Fleeing uncertainty.
(© LAPI / Roger-Viollet / The Image Works)
French and foreign Jews felt especially vulnerable. Most just stayed put, praying somehow that the French government and its republican traditions would protect them from Nazi racism. But a few read the writing on the wall more astutely than others. One was a Jewish diamond merchant whose family had been French for generations and who was prescient enough to understand that not only was his business about to suffer, so were his wife and children if the Nazis instituted their racial policies in France. He had quietly procured exit visas for his family and had hired automobiles to drive them from Paris to the Spanish border and safety. One major problem remained. Border guards all over Europe had discovered how easy it was to demand bribes from fleeing Jews and other hunted persons, and the merchant knew that he would not be able to successfully carry his valuable stock of diamonds over the border. He had to leave them hidden in Paris—but where? Taking a rather risky chance, he decided to rely on a friend, a soccer buddy from his lycée years, a Gentile.

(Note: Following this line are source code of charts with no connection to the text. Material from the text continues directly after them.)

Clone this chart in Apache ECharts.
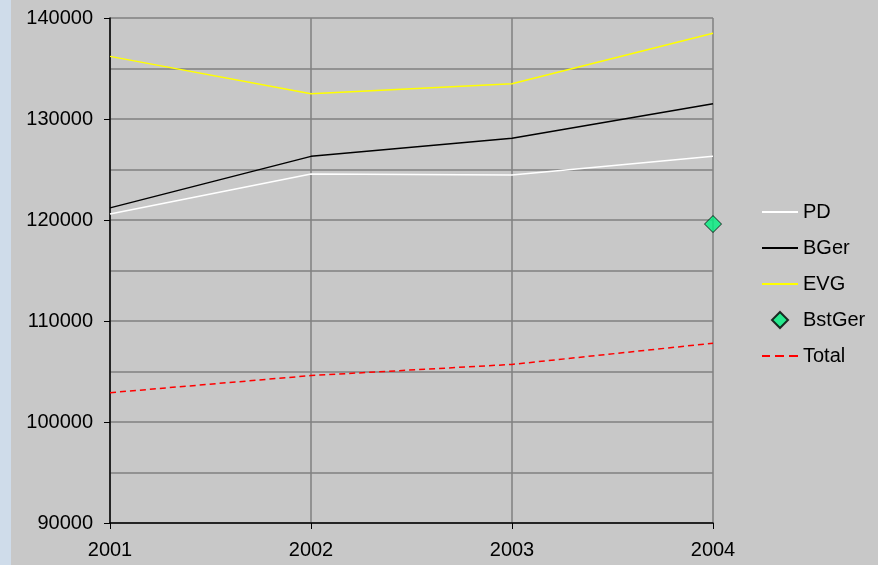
<!DOCTYPE html>
<html>
<head>
<meta charset="utf-8">
<script src="https://cdn.jsdelivr.net/npm/echarts@6/dist/echarts.min.js"></script>
<style>
  html, body { margin: 0; padding: 0; background: #c8c8c8; }
  #chart { width: 878px; height: 565px; }
</style>
</head>
<body>
<div id="chart"></div>
<script>
var years = ['2001', '2002', '2003', '2004'];
var pd = [120600, 124550, 124450, 126300];
var bger = [121200, 126300, 128100, 131500];
var evg = [136200, 132500, 133500, 138500];
var bstger = ['-', '-', '-', 119600];
var total = [102900, 104600, 105700, 107800];

var font = 'Liberation Sans, Arial, sans-serif';
// legend icons: plain line, dashed line, diamond
var lineIcon = 'path://M0,0 L36,0 L36,2 L0,2 Z';
var dashIcon = 'path://M0,0 L8,0 L8,2 L0,2 Z M13,0 L22,0 L22,2 L13,2 Z M27,0 L36,0 L36,2 L27,2 Z';
var diamondIcon = 'path://M8,0 L16,8 L8,16 L0,8 Z';

var chart = echarts.init(document.getElementById('chart'));

chart.setOption({
    backgroundColor: '#c8c8c8',
    animation: false,
    graphic: [{
        type: 'rect',
        left: 0, top: 0,
        shape: { width: 11, height: 565 },
        style: { fill: '#cfdcea' }
    }],
    grid: { left: 110, top: 18, right: 165, bottom: 42 },
    legend: {
        orient: 'vertical',
        left: 757,
        top: 196,
        itemWidth: 36,
        itemHeight: 16,
        itemGap: 14,
        textStyle: { fontFamily: font, fontSize: 20, color: '#000', lineHeight: 22 },
        data: [
            { name: 'PD', icon: lineIcon },
            { name: 'BGer', icon: lineIcon },
            { name: 'EVG', icon: lineIcon },
            { name: 'BstGer', icon: diamondIcon },
            { name: 'Total', icon: dashIcon }
        ]
    },
    xAxis: {
        type: 'category',
        data: years,
        boundaryGap: false,
        axisLine: { lineStyle: { color: '#000', width: 1.5 } },
        axisTick: { show: true, length: 6, lineStyle: { color: '#000' } },
        axisLabel: { fontFamily: font, fontSize: 20, color: '#000', margin: 17 },
        splitLine: { show: true, lineStyle: { color: '#808080', width: 1.5 } }
    },
    yAxis: {
        type: 'value',
        min: 90000,
        max: 140000,
        interval: 10000,
        axisLine: { show: true, lineStyle: { color: '#000', width: 1.5 } },
        axisTick: { show: true, length: 6, lineStyle: { color: '#000' } },
        axisLabel: {
            fontFamily: font, fontSize: 20, color: '#000', margin: 17,
            formatter: function (v) { return String(v); }
        },
        splitLine: { show: true, lineStyle: { color: '#808080', width: 1.5 } },
        minorTick: { show: false, splitNumber: 2 },
        minorSplitLine: { show: true, lineStyle: { color: '#808080', width: 1.5 } }
    },
    series: [
        { name: 'PD', type: 'line', data: pd, symbol: 'none',
          itemStyle: { color: '#ffffff' }, lineStyle: { color: '#ffffff', width: 1.5 } },
        { name: 'BGer', type: 'line', data: bger, symbol: 'none',
          itemStyle: { color: '#000000' }, lineStyle: { color: '#000000', width: 1.5 } },
        { name: 'EVG', type: 'line', data: evg, symbol: 'none',
          itemStyle: { color: '#ffff00' }, lineStyle: { color: '#ffff00', width: 1.5 } },
        { name: 'BstGer', type: 'scatter', data: bstger, symbol: 'diamond', symbolSize: 17,
          itemStyle: { color: '#00f080', borderColor: '#000', borderWidth: 1 } },
        { name: 'Total', type: 'line', data: total, symbol: 'none',
          itemStyle: { color: '#ff0000' },
          lineStyle: { color: '#ff0000', width: 1.5, type: [6, 4] } }
    ]
});
</script>
</body>
</html>
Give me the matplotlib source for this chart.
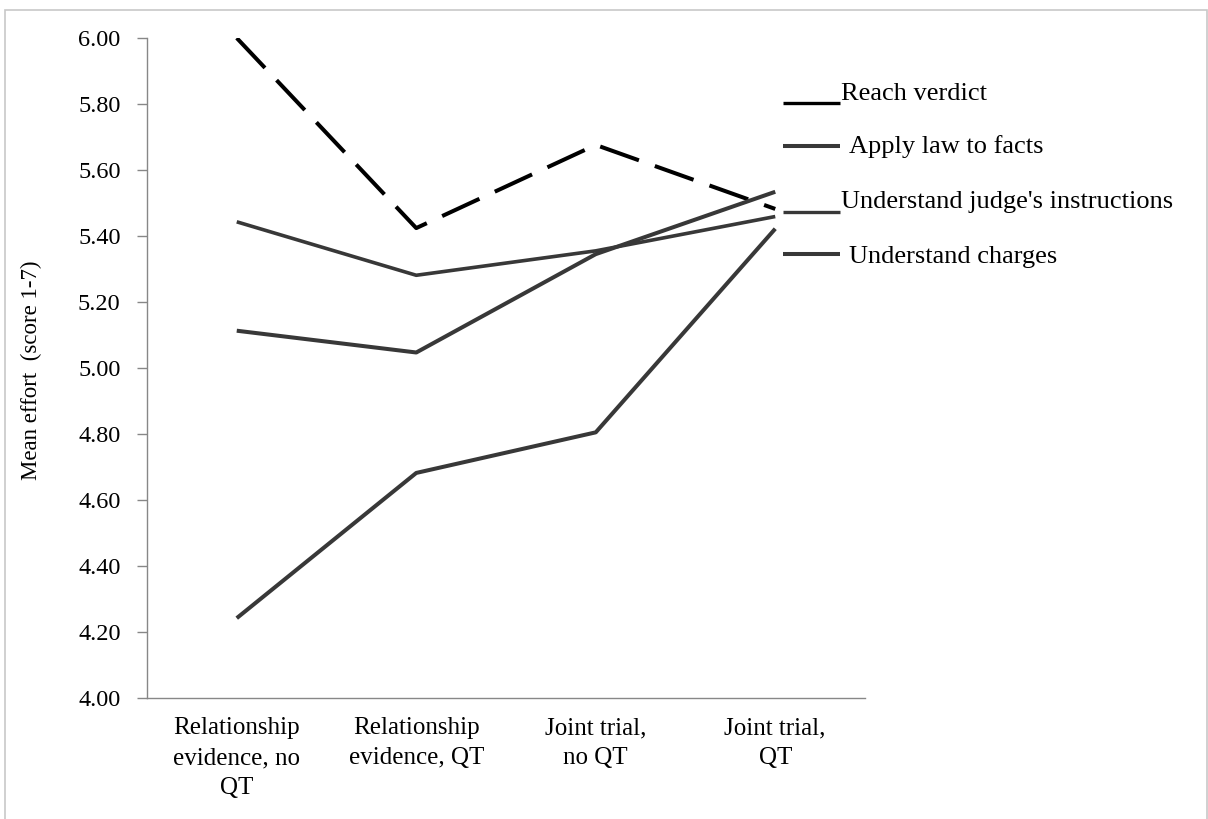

The plan he devised was audacious. Heating up a large amount of
lardlike unguent, he poured the mixture into a tall, clear jar. Then he dribbled the clear, precious stones into the liquid, constantly stirring it as it cooled, so that the gems would not settle to the bottom. Soon the concoction congealed; from the outside, the suspended diamonds were invisible. He arrived at his friend’s home, holding the apparently innocuous bottle as if he were carrying a child.

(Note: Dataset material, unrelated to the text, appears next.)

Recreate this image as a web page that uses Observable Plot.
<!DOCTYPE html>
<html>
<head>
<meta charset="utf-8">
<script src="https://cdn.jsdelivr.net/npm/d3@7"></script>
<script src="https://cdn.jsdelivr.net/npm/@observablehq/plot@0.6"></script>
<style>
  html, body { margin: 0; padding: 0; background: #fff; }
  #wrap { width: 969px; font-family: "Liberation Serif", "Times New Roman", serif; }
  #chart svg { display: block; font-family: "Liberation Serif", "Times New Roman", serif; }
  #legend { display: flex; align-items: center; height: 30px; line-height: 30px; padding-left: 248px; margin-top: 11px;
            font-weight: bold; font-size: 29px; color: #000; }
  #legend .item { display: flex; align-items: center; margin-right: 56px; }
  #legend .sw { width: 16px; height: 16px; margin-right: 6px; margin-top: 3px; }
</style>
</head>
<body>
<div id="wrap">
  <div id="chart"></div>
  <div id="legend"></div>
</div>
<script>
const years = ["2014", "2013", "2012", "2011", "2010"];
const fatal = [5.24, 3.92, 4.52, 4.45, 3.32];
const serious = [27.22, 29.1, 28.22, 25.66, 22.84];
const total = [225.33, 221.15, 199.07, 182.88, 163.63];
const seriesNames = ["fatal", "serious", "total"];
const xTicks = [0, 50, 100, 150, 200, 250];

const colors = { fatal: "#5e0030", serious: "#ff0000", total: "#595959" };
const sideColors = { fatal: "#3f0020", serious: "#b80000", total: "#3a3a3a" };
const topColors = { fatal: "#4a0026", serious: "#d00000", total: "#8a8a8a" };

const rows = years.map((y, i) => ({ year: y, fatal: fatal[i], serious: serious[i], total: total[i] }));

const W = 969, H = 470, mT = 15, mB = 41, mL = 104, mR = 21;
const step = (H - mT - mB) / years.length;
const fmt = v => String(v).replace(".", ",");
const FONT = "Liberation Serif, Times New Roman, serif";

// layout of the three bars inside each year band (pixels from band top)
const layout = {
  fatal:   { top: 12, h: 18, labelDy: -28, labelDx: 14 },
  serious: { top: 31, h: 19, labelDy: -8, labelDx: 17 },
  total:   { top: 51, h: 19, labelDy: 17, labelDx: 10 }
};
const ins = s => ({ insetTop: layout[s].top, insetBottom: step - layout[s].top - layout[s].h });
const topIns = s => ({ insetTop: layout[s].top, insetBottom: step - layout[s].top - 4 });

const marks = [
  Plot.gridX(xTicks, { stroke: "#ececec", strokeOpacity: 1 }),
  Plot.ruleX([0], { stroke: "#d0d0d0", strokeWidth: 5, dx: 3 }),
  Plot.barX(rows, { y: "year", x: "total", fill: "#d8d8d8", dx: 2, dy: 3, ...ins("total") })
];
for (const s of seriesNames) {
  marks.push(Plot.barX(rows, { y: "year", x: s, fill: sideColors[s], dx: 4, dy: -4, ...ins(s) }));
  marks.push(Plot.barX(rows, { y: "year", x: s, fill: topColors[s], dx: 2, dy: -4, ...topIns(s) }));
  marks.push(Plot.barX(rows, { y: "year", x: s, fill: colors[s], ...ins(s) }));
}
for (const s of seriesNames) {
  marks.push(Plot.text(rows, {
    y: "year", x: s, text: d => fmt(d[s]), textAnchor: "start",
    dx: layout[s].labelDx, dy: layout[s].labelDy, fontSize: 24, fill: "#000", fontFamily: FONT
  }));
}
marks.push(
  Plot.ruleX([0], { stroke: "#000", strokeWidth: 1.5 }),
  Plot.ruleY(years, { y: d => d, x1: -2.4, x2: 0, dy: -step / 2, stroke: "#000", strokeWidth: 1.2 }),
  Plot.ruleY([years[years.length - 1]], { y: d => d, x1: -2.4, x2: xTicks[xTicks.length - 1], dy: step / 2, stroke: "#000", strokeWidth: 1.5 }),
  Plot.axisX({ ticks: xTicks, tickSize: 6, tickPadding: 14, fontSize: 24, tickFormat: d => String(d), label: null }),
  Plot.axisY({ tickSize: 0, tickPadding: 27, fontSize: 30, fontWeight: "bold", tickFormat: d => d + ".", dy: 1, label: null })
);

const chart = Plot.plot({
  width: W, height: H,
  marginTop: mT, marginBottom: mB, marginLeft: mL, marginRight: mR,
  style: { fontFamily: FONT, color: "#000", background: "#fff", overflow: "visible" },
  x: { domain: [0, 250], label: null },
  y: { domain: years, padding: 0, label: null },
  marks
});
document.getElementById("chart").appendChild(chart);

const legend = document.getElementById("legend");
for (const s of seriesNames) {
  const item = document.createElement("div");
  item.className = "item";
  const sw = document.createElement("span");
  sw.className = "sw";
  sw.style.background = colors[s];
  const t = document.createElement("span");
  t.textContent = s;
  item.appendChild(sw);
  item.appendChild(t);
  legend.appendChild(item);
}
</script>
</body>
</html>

His friend welcomed him with the warmth he had expected. After they worried together about the current state of Paris and France, the diamond trader said: “I must leave France, for obvious reasons. I am unsure about when I will be able to return, but I do know that I would like to have this jar of a family remedy, an unguent for all that ails you, waiting here for me. It means a lot to my family and to our memories. Could I ask you to keep it?” Bemused, his friend accepted the consignment, relieved that the request was as simple as storing a bottle in his house. The merchant left, unburdened but apprehensive. Had he outsmarted himself? Should he have told his friend what the jar contained? What if…? But more immediate concerns dominated. Fortunately, the merchant’s escape with his family was a success. Making their way into and across Spain, they set sail from Portugal for the United States, where they remained for five long years. Around the dinner table, hundreds of times, the family wondered about that apparently innocuous bottle sitting in a dark cupboard back in occupied Paris. In early 1946, when our merchant could finally return to the city, he found himself once again in his friend’s kitchen. For a while they exchanged stories of the war years. After a bit, the Jewish friend broached the subject that had preoccupied him for half a decade: “Do you recall that jar of unguent I left with you in June of 1940?” At first, his friend looked puzzled. “Jar? Unguent?” Then he remembered what had not crossed his mind since his friend had left. Getting up from the table, he rummaged around in a remote cupboard, mumbling: “I hope we didn’t throw it out when we moved things around during the war.” The merchant politely waited, his guts in a knot. “Aha! I found it, I think. Is this the jar?”
“Oh, yes,” the merchant answered, holding it, once again, as if it were a fragile Ming vase. “Now I have a story for you. Could you light up your stove and get me a sieve and a pan?”